Certainly pressure on the US will increase later this year when China begins its national carbon pricing scheme, joining the EU, Canada, Mexico, South Korea, California, the North-East states of the US, Washington State and Oregon in putting a price on carbon.
The situation is being monitored by Jeff Swartz from the International Emissions Trading Association, IETA – a group of industries with global assets pressing for carbon trading as a climate solution.
He told BBC News that China's move would bring 25% of global CO2 emissions into a pricing scheme.
“I don't want to speculate on the US position," he said. "But I think its inevitable that more and more parts of the global economy are subject to a carbon price - we’ve seen a tremendously-fast rise recently.
“When China moves this year it will be a very, very big development and have a huge influence on countries it trades with.

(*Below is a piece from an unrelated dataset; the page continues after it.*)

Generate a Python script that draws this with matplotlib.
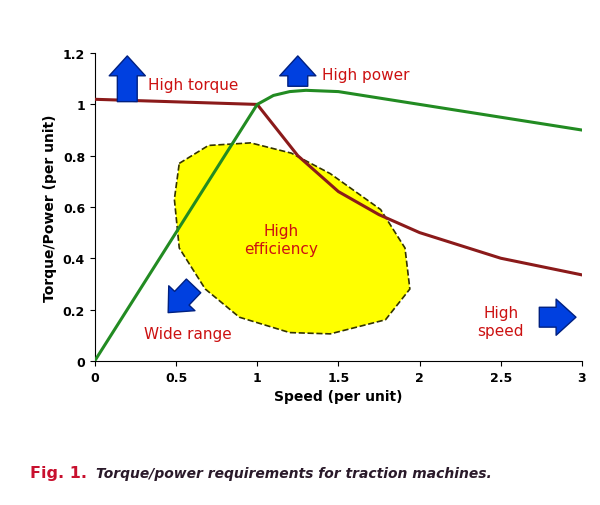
import matplotlib
matplotlib.use("Agg")
import matplotlib.pyplot as plt
from matplotlib.patches import Polygon
import numpy as np

torque_x = [0, 0.5, 1.0, 1.1, 1.25, 1.5, 1.75, 2.0, 2.5, 3.0]
torque_y = [1.02, 1.01, 1.0, 0.92, 0.80, 0.66, 0.57, 0.50, 0.40, 0.335]
power_x = [0, 1.0, 1.1, 1.2, 1.3, 1.5, 2.0, 2.5, 3.0]
power_y = [0, 1.0, 1.035, 1.05, 1.055, 1.05, 1.0, 0.95, 0.90]
blob_x = [0.52, 0.70, 0.96, 1.21, 1.45, 1.76, 1.91, 1.94, 1.79, 1.45, 1.20, 0.89, 0.68, 0.52, 0.49]
blob_y = [0.77, 0.84, 0.85, 0.81, 0.73, 0.59, 0.44, 0.28, 0.16, 0.105, 0.11, 0.17, 0.28, 0.44, 0.63]

fig = plt.figure(figsize=(6, 5.06), dpi=100)
ax = fig.add_axes([0.158, 0.285, 0.812, 0.608])
ax.add_patch(Polygon(list(zip(blob_x, blob_y)), closed=True, fc='#ffff00', ec='#333300', ls='--', lw=1.2, zorder=1))
ax.plot(torque_x, torque_y, color='#8b1a1a', lw=2.2, zorder=3)
ax.plot(power_x, power_y, color='#228b22', lw=2.2, zorder=3)
ax.set_xlim(0, 3); ax.set_ylim(0, 1.2)
ax.set_xticks([0, 0.5, 1, 1.5, 2, 2.5, 3]); ax.set_xticklabels(['0', '0.5', '1', '1.5', '2', '2.5', '3'])
ax.set_yticks([0, 0.2, 0.4, 0.6, 0.8, 1, 1.2]); ax.set_yticklabels(['0', '0.2', '0.4', '0.6', '0.8', '1', '1.2'])
for s in ['top', 'right']:
    ax.spines[s].set_visible(False)
ax.tick_params(labelsize=9)
for t in ax.get_xticklabels() + ax.get_yticklabels():
    t.set_fontweight('bold')
ax.set_xlabel('Speed (per unit)', fontsize=10, fontweight='bold')
ax.set_ylabel('Torque/Power (per unit)', fontsize=10, fontweight='bold')

blue = '#0040e0'
style = 'simple,head_width=1.0,head_length=0.55,tail_width=0.55'
def arrow(x0, y0, x1, y1):
    ax.annotate('', xy=(x1, y1), xytext=(x0, y0),
                arrowprops=dict(arrowstyle=style, fc=blue, ec='#002080', mutation_scale=26),
                annotation_clip=False, zorder=5)
arrow(0.20, 1.0, 0.20, 1.2)
arrow(1.25, 1.06, 1.25, 1.2)
arrow(0.62, 0.30, 0.44, 0.18)
arrow(2.72, 0.17, 2.98, 0.17)

red = '#cc1111'
ax.text(0.33, 1.06, 'High torque', color=red, fontsize=11)
ax.text(1.40, 1.10, 'High power', color=red, fontsize=11)
ax.text(1.15, 0.42, 'High\nefficiency', color=red, fontsize=11, ha='center', linespacing=1.3)
ax.text(0.30, 0.09, 'Wide range', color=red, fontsize=11)
ax.text(2.50, 0.10, 'High\nspeed', color=red, fontsize=11, ha='center', linespacing=1.3)

fig.text(0.05, 0.055, 'Fig. 1.', color='#c8102e', fontsize=11.5, fontweight='bold')
fig.text(0.16, 0.055, 'Torque/power requirements for traction machines.', color='#2a1a2a',
         fontsize=10, fontweight='bold', style='italic')
fig.savefig('out.png', dpi=100)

For that reason we’re very optimistic – China takes climate change and carbon pricing very seriously.
"We are moving into a direction in which more and more countries are putting a price on carbon.
“Our firms really want to see global co-operation on this so there’s a level playing field.”
The participation of China in the carbon pricing club helps to neuter a long-standing complaint from the US Congress that lower Chinese environmental standards gave them an unfair trade advantage. This accusation may in future be reversed.
Among the G20, though, other major players like Japan have not yet adopted carbon pricing. Australia embraced it, only to drop it again after an onslaught from fossil fuel companies.
But not all fossil fuel firms think the same. Last year the chief executives of six large European oil companies, including BP and Shell, called for “widespread carbon pricing in all countries”.
Close to zero?
Of course, even if a carbon tax is agreed more widely, the price itself will be key – and that is likely to be influenced by a measure known as the social cost of carbon, which measures the negative impacts burning fossil fuels has on the economy.
This is already used in US federal law-making, but Thomas Pyle, who led the Trump transition team for the Department of Energy, predicted that it would be abandoned under President Trump because of the benefits fossil fuels bring to the economy.
An economist from Mr Pyle's energy institute testified in 2013 that the social cost of carbon "would probably be close to zero, or possibly even negative".
Some environmentalists see the carbon price debate as a trap, anyway. Tom Burke from the green think tank e3g told BBC News: “The problem with a carbon tax in the USA is that you can’t talk about a new tax without it getting shot down immediately.
“What’s more, a carbon price will only properly work if it’s global – and how tough do you think it will be to harmonise taxes globally?”
The German government insists the carbon tax is just one of many measures to achieve climate goals.